La noticia es vieja, tanto como Pitágoras. Pero está datada en 2004, cuando un satélite de la NASA pudo captar lo que aquellos griegos llamaron “música de las esferas”. Esta vez fue corroborado aquella teoría venerable por algo que fallidamente dio el acrónimo de TRACE (Transition Region and Coronal Explorer), con lo bien que hubiera quedado trance, pero ahí hubiera dado entre nosotros una asociación de ideas con pastilleros y bacalaos, cosas así, pero lo que importa es que la atmósfera del sol, decían los titulares de entonces, emitía ondas sonoras 300 veces más graves que las que puede captar el oído humano. De ahí a confirmarse que cada cuerpo celeste emite algo parecido y que todo se armoniza según una pauta secreta pero que no importa porque nadie la oye pero que ahí está, poco, o muchísimo, queda. Una conjetura poética, al fin y al cabo, que nos puede llevar a los terrenos resbaladizos y resplandecientes y serenísimos, de la fe. Pero vivimos tiempos en que se cree que un orangután tripulando un caza supersónico es más ético que un campesino analfabeto inclinado sobre un arado de palo. Algo así dijo Ernesto Sabato, que tanto pensó en la superstición de la ciencia y que recorrió el camino difícil del cientifismo a la trascendencia. Pero valga todo esto, este sermón sabatiano y cósmico, para justificar por qué tiene una armonía recóndita el programa extraño de la Orquesta Filarmónica de Málaga que unirá Cosmos y panderetas el 16 y 17 de diciembre en el Teatro Municipal Miguel de Cervantes. Bajo la dirección de Edmon Colomer, bajo el título conciliador de “Navidad” se interpretará la suite sinfónica “Los planetas”, op. 32, de Gustav Holst y una selección de diez villancicos populares andaluces (quiere esto decir que habrá chiquirriquitín pero no fum, fum fum) orquestados, irónicamente, por Albert Guinovart.
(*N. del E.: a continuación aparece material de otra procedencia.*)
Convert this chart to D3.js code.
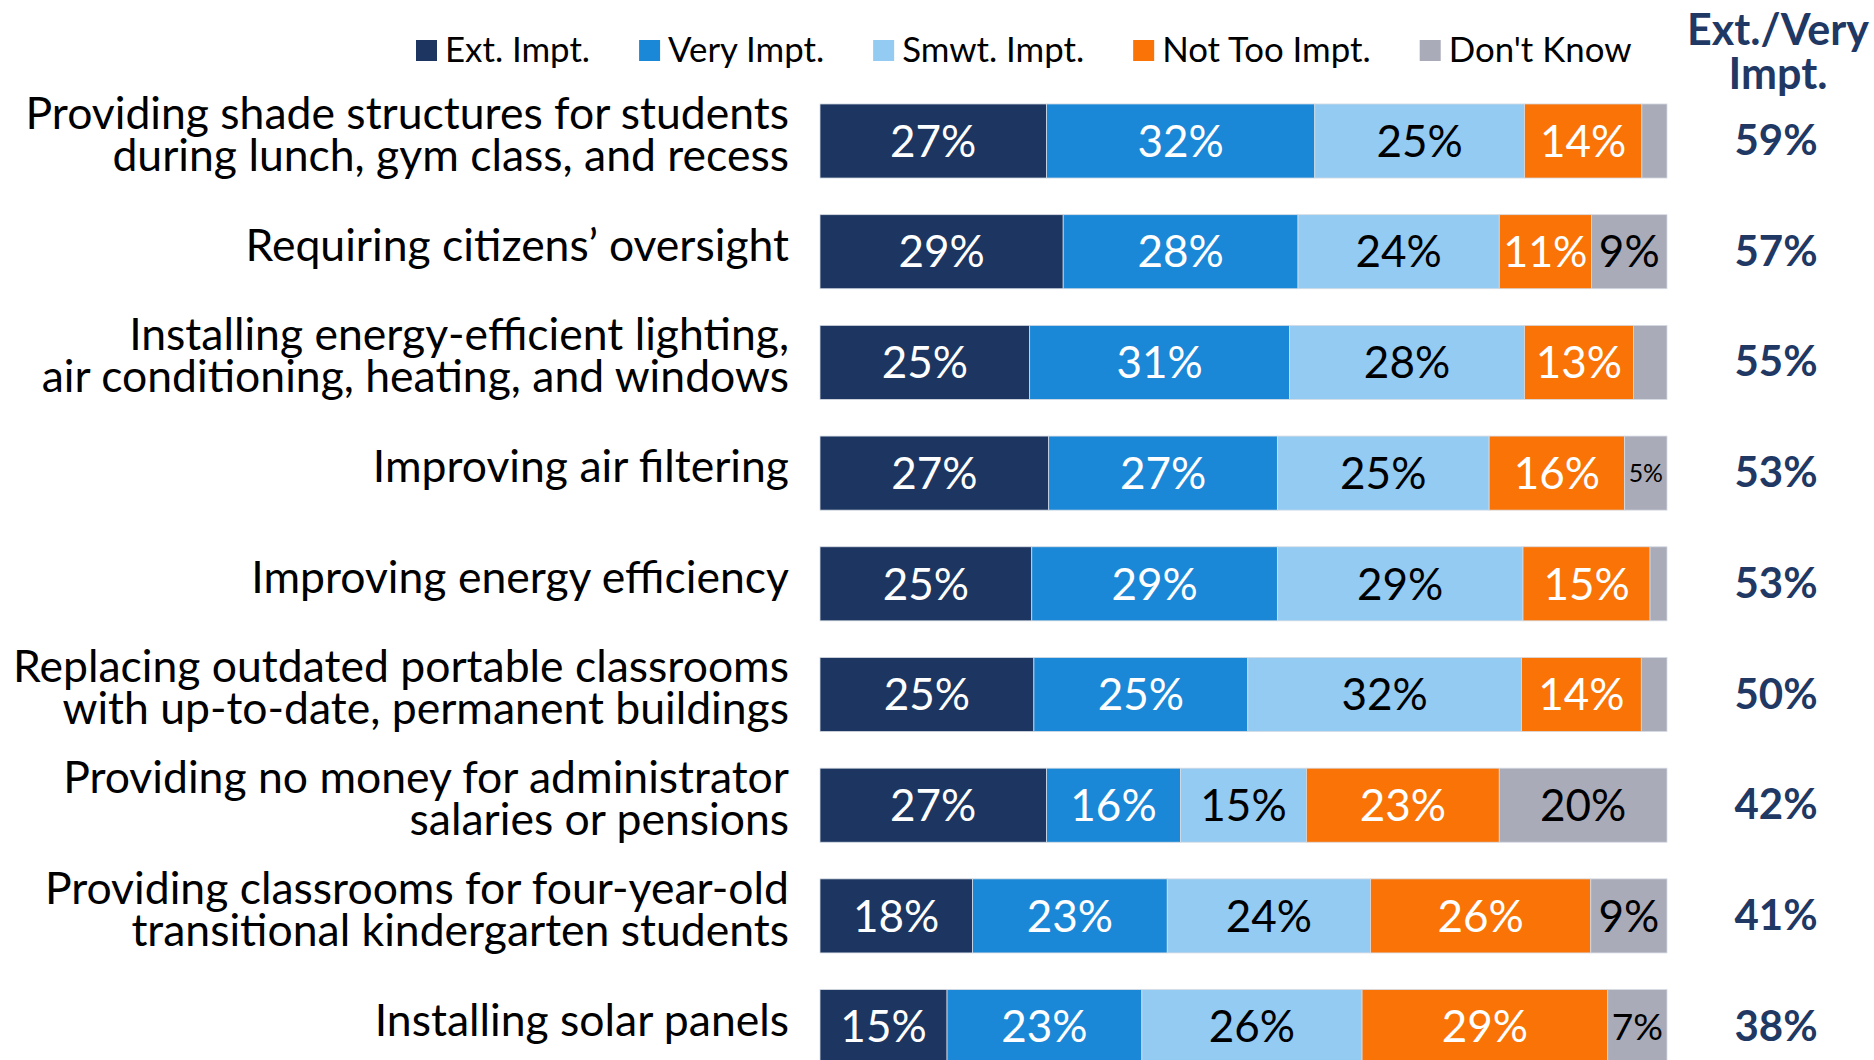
<!DOCTYPE html>
<html><head><meta charset="utf-8">
<script src="https://cdn.jsdelivr.net/npm/d3@7/dist/d3.min.js"></script>
<style>body{margin:0;background:#fff;} svg{display:block;}</style>
</head><body><svg id="c" width="1874" height="1060"></svg>
<script>
// ---------- DATA ----------
const categoryLines = [
  ["Providing shade structures for students", "during lunch, gym class, and recess"],
  ["Requiring citizens\u2019 oversight"],
  ["Installing energy-efficient lighting,", "air conditioning, heating, and windows"],
  ["Improving air filtering"],
  ["Improving energy efficiency"],
  ["Replacing outdated portable classrooms", "with up-to-date, permanent buildings"],
  ["Providing no money for administrator", "salaries or pensions"],
  ["Providing classrooms for four-year-old", "transitional kindergarten students"],
  ["Installing solar panels"]
];
const categories = categoryLines.map(l => l.join(" "));
const seriesNames = ["Ext. Impt.", "Very Impt.", "Smwt. Impt.", "Not Too Impt.", "Don't Know"];
const extImpt     = [27, 29, 25, 27, 25, 25, 27, 18, 15];
const veryImpt    = [32, 28, 31, 27, 29, 25, 16, 23, 23];
const smwtImpt    = [25, 24, 28, 25, 29, 32, 15, 24, 26];
const notTooImpt  = [14, 11, 13, 16, 15, 14, 23, 26, 29];
const dontKnow    = [ 3,  9,  4,  5,  2,  3, 20,  9,  7];
const extVeryTotal = [59, 57, 55, 53, 53, 50, 42, 41, 38];
const totalHeaderLines = ["Ext./Very", "Impt."];

// ---------- STYLE ----------
const colors = ["#1C3661", "#1A88D7", "#93CBF3", "#F97306", "#A9ABB8"];
const labelColors = ["#fff", "#fff", "#000", "#fff", "#000"];
const navy = "#1F3864";
const FONT = "Lato, 'Open Sans', sans-serif";
const CAP = 0.717; // cap height ratio for Lato

const svg = d3.select("#c");
const seriesArrays = [extImpt, veryImpt, smwtImpt, notTooImpt, dontKnow];
const rows = categories.map((c, i) => {
  const r = {cat: c};
  seriesNames.forEach((s, j) => r[s] = seriesArrays[j][i]);
  return r;
});
const stacked = d3.stack().keys(seriesNames).offset(d3.stackOffsetExpand)(rows);

const x = d3.scaleLinear().domain([0, 1]).range([820, 1667]);
const y = d3.scaleBand().domain(categories).range([85.65, 1081.95])
  .paddingInner(0.331).paddingOuter(0.1655);
const bw = y.bandwidth();

// bars
const g = svg.append("g");
stacked.forEach((layer, j) => {
  const lg = g.append("g");
  lg.selectAll("rect").data(layer).join("rect")
    .attr("x", d => x(d[0]))
    .attr("y", d => y(d.data.cat))
    .attr("width", d => x(d[1]) - x(d[0]))
    .attr("height", bw)
    .attr("fill", colors[j])
    .attr("stroke", "#d6dbe3")
    .attr("stroke-width", 0.8);
});

// value labels
const baseVal = 44;
stacked.forEach((layer, j) => {
  layer.forEach(d => {
    const v = d.data[seriesNames[j]];
    if (v < 5) return;
    const segW = x(d[1]) - x(d[0]);
    const cx = (x(d[0]) + x(d[1])) / 2;
    const cy = y(d.data.cat) + bw / 2;
    const t = g.append("text")
      .attr("x", cx).attr("text-anchor", "middle")
      .attr("font-family", FONT).attr("font-size", baseVal)
      .attr("fill", labelColors[j])
      .text(v + "%");
    let fs = baseVal;
    const w = t.node().getComputedTextLength();
    if (w > segW - 8) fs = baseVal * (segW - 8) / w;
    t.attr("font-size", fs).attr("y", cy + fs * CAP / 2);
  });
});

// category labels
const labFs = 44.5;
categoryLines.forEach((lines, i) => {
  const cy = y(categories[i]) + bw / 2 - 7;
  const n = lines.length;
  lines.forEach((ln, k) => {
    const capCenter = cy + (k - (n - 1) / 2) * 42;
    svg.append("text")
      .attr("x", 789).attr("y", capCenter + labFs * CAP / 2)
      .attr("text-anchor", "end")
      .attr("font-family", FONT).attr("font-size", labFs)
      .attr("fill", "#000")
      .text(ln);
  });
});

// right totals
const totFs = 42;
extVeryTotal.forEach((v, i) => {
  const cy = y(categories[i]) + bw / 2;
  svg.append("text")
    .attr("x", 1776).attr("y", cy + totFs * CAP / 2 - 1)
    .attr("text-anchor", "middle")
    .attr("font-family", FONT).attr("font-weight", "bold").attr("font-size", totFs)
    .attr("fill", navy)
    .text(v + "%");
});
// header
totalHeaderLines.forEach((ln, k) => {
  svg.append("text")
    .attr("x", 1778).attr("y", 45 + k * 44)
    .attr("text-anchor", "middle")
    .attr("font-family", FONT).attr("font-weight", "bold").attr("font-size", 43)
    .attr("fill", navy)
    .text(ln);
});

// legend
let lx = 416;
const legFs = 34.8;
seriesNames.forEach((s, j) => {
  svg.append("rect").attr("x", lx).attr("y", 40).attr("width", 21).attr("height", 21)
    .attr("fill", colors[j]);
  const t = svg.append("text").attr("x", lx + 29).attr("y", 61.5)
    .attr("font-family", FONT).attr("font-size", legFs).attr("fill", "#000").text(s);
  lx = lx + 29 + t.node().getComputedTextLength() + 49;
});
</script>
</body></html>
El (piadoso y fantasioso) libro de Pijoan
De lo que todos hemos cantado o sufrido cada año al acercarse estas fechas, sin ponernos tan divinos como para confesar que uno se decantaba por aquello de Haendel de “for unto us a child is born...”, no será preciso hacer aquí la exégesis ni hacer explícita la nostalgia por los trajes de pastorcillo con atroces camisas de cuadros de franela que aquella navidad de 1970, en una noche de frío. No, paremos la nostalgia ombliguista de cuando fuimos inocentes y cristianísimos. Y vayamos a Holst, a esa suite ha dejado de ser tan popular como fuera y que nació aquí al lado y tan lejos. Es decir, en Gibraltar y rozando los chispazos primeros de la Gran Guerra. Allí fue donde, de viaje con un amigo, prendió la idea componer un grupo de piezas inspiradas en los diversos plnetas y sus caracteres presumibles. No es rara la idea, con todo. Hay un libro del cura Rafael Pijoan, editado en 1895, en Madrid, que sostiene que todas esas bolas que los telescopios captan están, todas, habitadas, pasando a describir cómo es cada bicho, su manera de ser, según el temperamento que creemos que debe tener cada planeta. Que en Holst eran “Marte, el que trae la guerra” (violencia rítmica), “Venus, el portador de la paz” (mágica lentitud etérea), “Mercurio, el mensajero alado” (scherzo con flauta y celesta), “Júpiter, el portador de la alegría” (danza que alberga en su interior un himno patriótico inglés), “Saturno, el que trae la Vejez” (sombrío), “Urano, el mago” (melodía exasperante de fagots) y “Neptuno, el místico” (termina con un coro sin palabras). Mucha audacia y mucha facilidad hay en esta música. Mucho acierto. Mucha esfera, mucha música (de la buena).
En el interior, el himo "I vow thee, my country"
Y muchas felicidades en esta Navidad. Y como dice el padre Pijoan en la página 232 de mi ejemplar, “Por tantas magnificencias, por tantas bondades, por tantos beneficios derramados sobre tantos mundos, brote de los labios de todos sus habitantes un himno solemne y eterno de acción de gracias”.